Why should people get paged at night *ever*?
Someone over at Etsy posted a nice "Sleep Driven Development" article and it brought to mind my personal jihad against pager alerts.There are a handful of major, well-known tech employers that adhere to "DevOps" or "NoOps" practices and have all engineers on pagers. If you ask exiting engineers at these certain companies what they don't like about working there, it is very often mentioned that being on-call is one of them. An additional trend I've noticed is a strong relationship with being on-call and short tenures at companies.
My first foray into being on pager duty was the email system at Groupon. When I got there, this was using a third party email sender and a really ill-designed process for getting 100% customized email through to our users based on relevance. A lot of that process had come from consulting companies (note to self never have consultants work on systems that ultimately make you responsible on pager duty). Anyway, pretty much every night I got a call from Indianapolis that something broke. Every night. I had to move out of my room so as to not wake my wife. I still have PTSD when I get a call from a 317 area code.
My goal at that job became to build a system that was so reliable that no one would ever get paged, ever. I can still mentally think of the SPOFs in that system and how I wanted to get rid of them (I left for another opportunity before getting the chance).I really hope that today, the people working on that system never get paged and it "just works".
Anyway, therein began a process of my trying to destroy pager duty forever. Once a company gets to a certain size, there's no reason that anyone should even have to carry a pager. The system should be so redundant that failovers are completely automated until pingdom fails. Then someone gets called.
Yes, there are times when a company is small that you can't manage redundancy like this. But once you hit the threshold, spend the money for this. There's no reason not to. Most of the time what we're talking about here is a website. Hypertext over port 80 for god sakes. We're not talking about the primary heat exchanger on a nuclear reactor in a tsunami zone. Spending money on redundancy will not break the bank. Spend as much as you have to on technology to make failovers seamless to the point where someone can come in in the morning and see a list of what failed and needs fixing.

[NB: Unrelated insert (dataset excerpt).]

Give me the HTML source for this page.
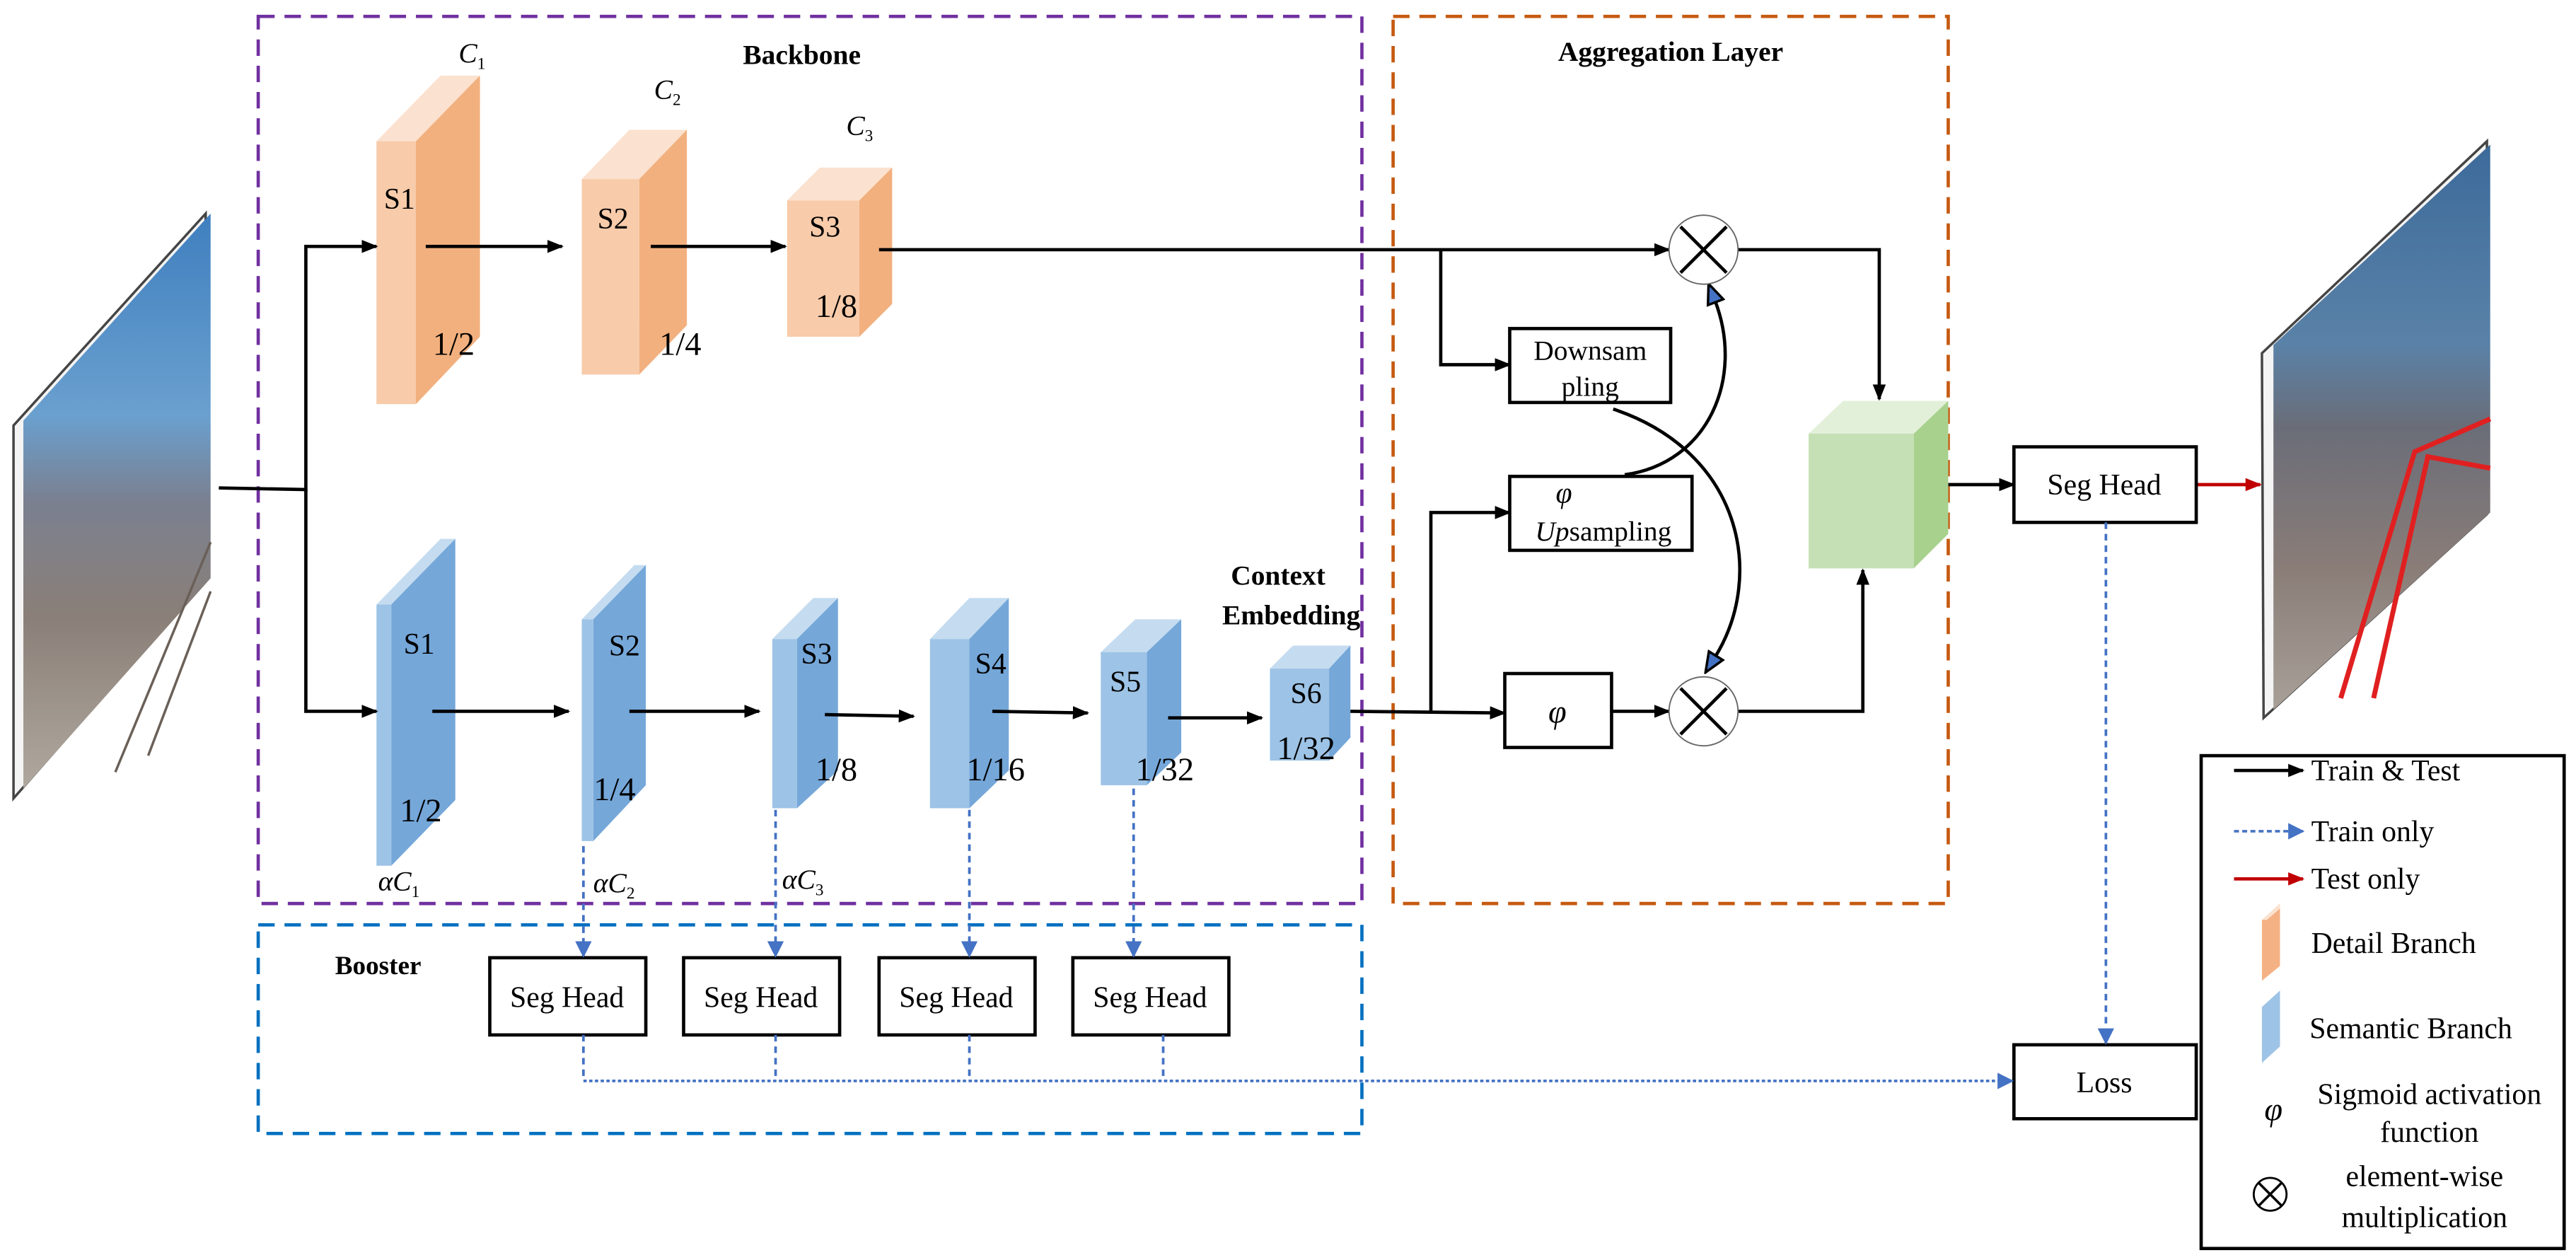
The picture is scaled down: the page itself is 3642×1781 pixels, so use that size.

Ultimately if you don't spend the time, effort and money to make your systems redundant, all you're going to do is burn your engineers out until they leave. You asked them to do "devops" or "noops", then don't spend the money or time to make it so they won't need a pager.
Though, another telling type of engineer is the one who designed and built the system that's now paging him all the time and causing him to leave. Therein should be a red flag for hiring, am I right?